BEGIN DATA PROVIDED

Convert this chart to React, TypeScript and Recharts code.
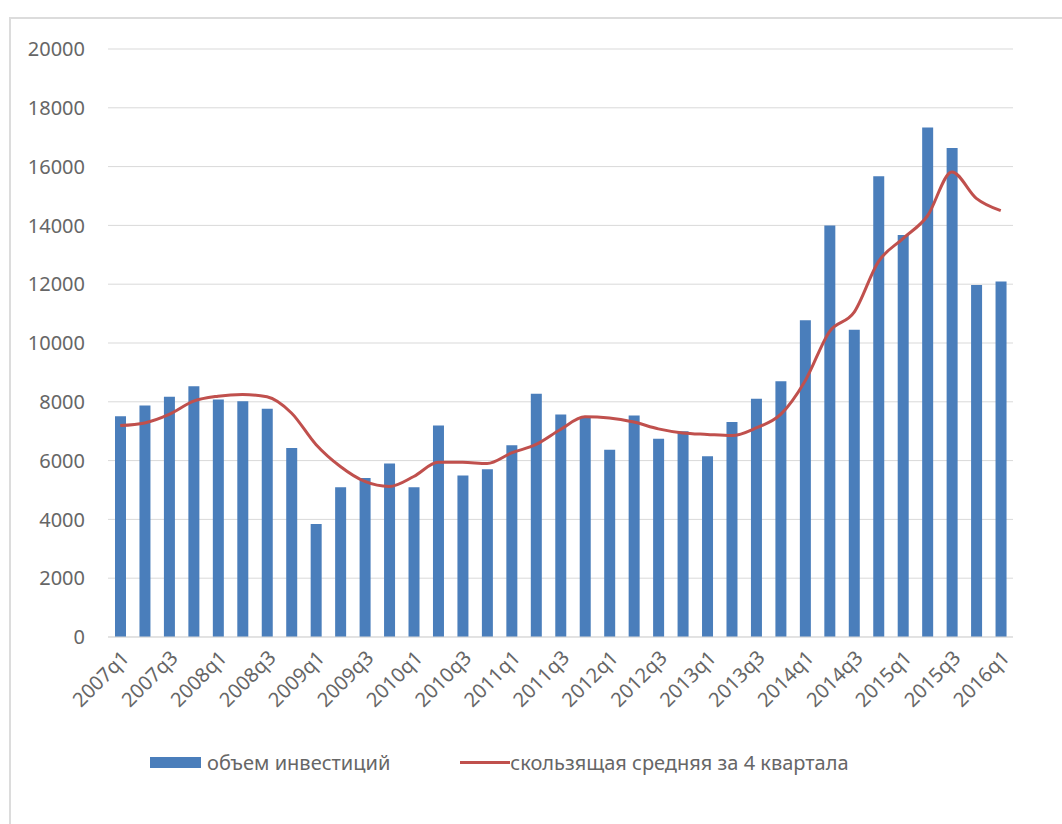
import { Bar, CartesianGrid, ComposedChart, Line, XAxis, YAxis } from "recharts";

const quarters = [
  "2007q1", "2007q2", "2007q3", "2007q4",
  "2008q1", "2008q2", "2008q3", "2008q4",
  "2009q1", "2009q2", "2009q3", "2009q4",
  "2010q1", "2010q2", "2010q3", "2010q4",
  "2011q1", "2011q2", "2011q3", "2011q4",
  "2012q1", "2012q2", "2012q3", "2012q4",
  "2013q1", "2013q2", "2013q3", "2013q4",
  "2014q1", "2014q2", "2014q3", "2014q4",
  "2015q1", "2015q2", "2015q3", "2015q4",
  "2016q1"
];

const investment = [
  7510, 7870, 8170, 8530,
  8080, 8020, 7760, 6430,
  3840, 5090, 5410, 5900,
  5090, 7190, 5490, 5710,
  6520, 8270, 7570, 7490,
  6370, 7530, 6740, 7000,
  6150, 7310, 8100, 8700,
  10770, 14000, 10450, 15670,
  13670, 17330, 16630, 11970,
  12090
];

const movingAverage = [
  7190, 7280, 7570, 8020,
  8190, 8250, 8170, 7620,
  6550, 5800, 5290, 5120,
  5460, 5940, 5940, 5900,
  6260, 6550, 7060, 7490,
  7450, 7310, 7080, 6940,
  6890, 6850, 7110, 7570,
  8710, 10390, 11040, 12770,
  13550, 14320, 15820, 14920,
  14500
];

const yTicks = [0, 2000, 4000, 6000, 8000, 10000, 12000, 14000, 16000, 18000, 20000];

const data = quarters.map((q, i) => ({ q, inv: investment[i], avg: movingAverage[i] }));

const font = "'Noto Sans', sans-serif";
const textColor = "#666666";
const barColor = "#4a7ebb";
const lineColor = "#c0504d";

export default function App() {
  return (
    <div style={{ position: "absolute", left: 0, top: 0, width: 1062, height: 824, background: "#fff", fontFamily: font }}>
      <div
        style={{
          position: "absolute",
          left: 9,
          top: 17,
          width: 1062,
          height: 824,
          borderLeft: "2px solid #dcdcdc",
          borderTop: "2px solid #dcdcdc"
        }}
      />
      <div style={{ position: "absolute", left: 0, top: 0 }}>
        <ComposedChart width={1062} height={824} data={data} margin={{ top: 49, right: 49, bottom: 67, left: 0 }}>
          <CartesianGrid vertical={false} stroke="#d9d9d9" />
          <XAxis
            dataKey="q"
            interval={1}
            height={120}
            tickSize={0}
            tickMargin={12}
            axisLine={{ stroke: "#d9d9d9" }}
            tick={{ fill: textColor, fontSize: 20, fontFamily: font, angle: -45, textAnchor: "end" }}
          />
          <YAxis
            domain={[0, 20000]}
            ticks={yTicks}
            width={108}
            tickSize={0}
            tickMargin={23}
            axisLine={false}
            tickLine={false}
            tick={{ fill: textColor, fontSize: 20, fontFamily: font }}
          />
          <Bar dataKey="inv" fill={barColor} barSize={11} isAnimationActive={false} />
          <Line
            type="monotone"
            dataKey="avg"
            stroke={lineColor}
            strokeWidth={3}
            dot={false}
            isAnimationActive={false}
          />
        </ComposedChart>
      </div>
      <div
        style={{
          position: "absolute",
          left: 150,
          top: 749,
          display: "flex",
          alignItems: "center",
          fontSize: 20,
          color: textColor,
          whiteSpace: "nowrap"
        }}
      >
        <span style={{ display: "inline-block", width: 51, height: 11, background: barColor, marginRight: 6 }} />
        <span>объем инвестиций</span>
        <span style={{ display: "inline-block", width: 50, height: 3, background: lineColor, marginLeft: 70 }} />
        <span>скользящая средняя за 4 квартала</span>
      </div>
    </div>
  );
}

END DATA PROVIDED

EXERCISE TASK: Leave out the pictures and repeat the lines from the start of the material through the line with "const data = quarters.map((q, i)", inclusive.

REPLY TO THE EXERCISE:
Convert this chart to React, TypeScript and Recharts code.
import { Bar, CartesianGrid, ComposedChart, Line, XAxis, YAxis } from "recharts";

const quarters = [
  "2007q1", "2007q2", "2007q3", "2007q4",
  "2008q1", "2008q2", "2008q3", "2008q4",
  "2009q1", "2009q2", "2009q3", "2009q4",
  "2010q1", "2010q2", "2010q3", "2010q4",
  "2011q1", "2011q2", "2011q3", "2011q4",
  "2012q1", "2012q2", "2012q3", "2012q4",
  "2013q1", "2013q2", "2013q3", "2013q4",
  "2014q1", "2014q2", "2014q3", "2014q4",
  "2015q1", "2015q2", "2015q3", "2015q4",
  "2016q1"
];

const investment = [
  7510, 7870, 8170, 8530,
  8080, 8020, 7760, 6430,
  3840, 5090, 5410, 5900,
  5090, 7190, 5490, 5710,
  6520, 8270, 7570, 7490,
  6370, 7530, 6740, 7000,
  6150, 7310, 8100, 8700,
  10770, 14000, 10450, 15670,
  13670, 17330, 16630, 11970,
  12090
];

const movingAverage = [
  7190, 7280, 7570, 8020,
  8190, 8250, 8170, 7620,
  6550, 5800, 5290, 5120,
  5460, 5940, 5940, 5900,
  6260, 6550, 7060, 7490,
  7450, 7310, 7080, 6940,
  6890, 6850, 7110, 7570,
  8710, 10390, 11040, 12770,
  13550, 14320, 15820, 14920,
  14500
];

const yTicks = [0, 2000, 4000, 6000, 8000, 10000, 12000, 14000, 16000, 18000, 20000];

const data = quarters.map((q, i) => ({ q, inv: investment[i], avg: movingAverage[i] }));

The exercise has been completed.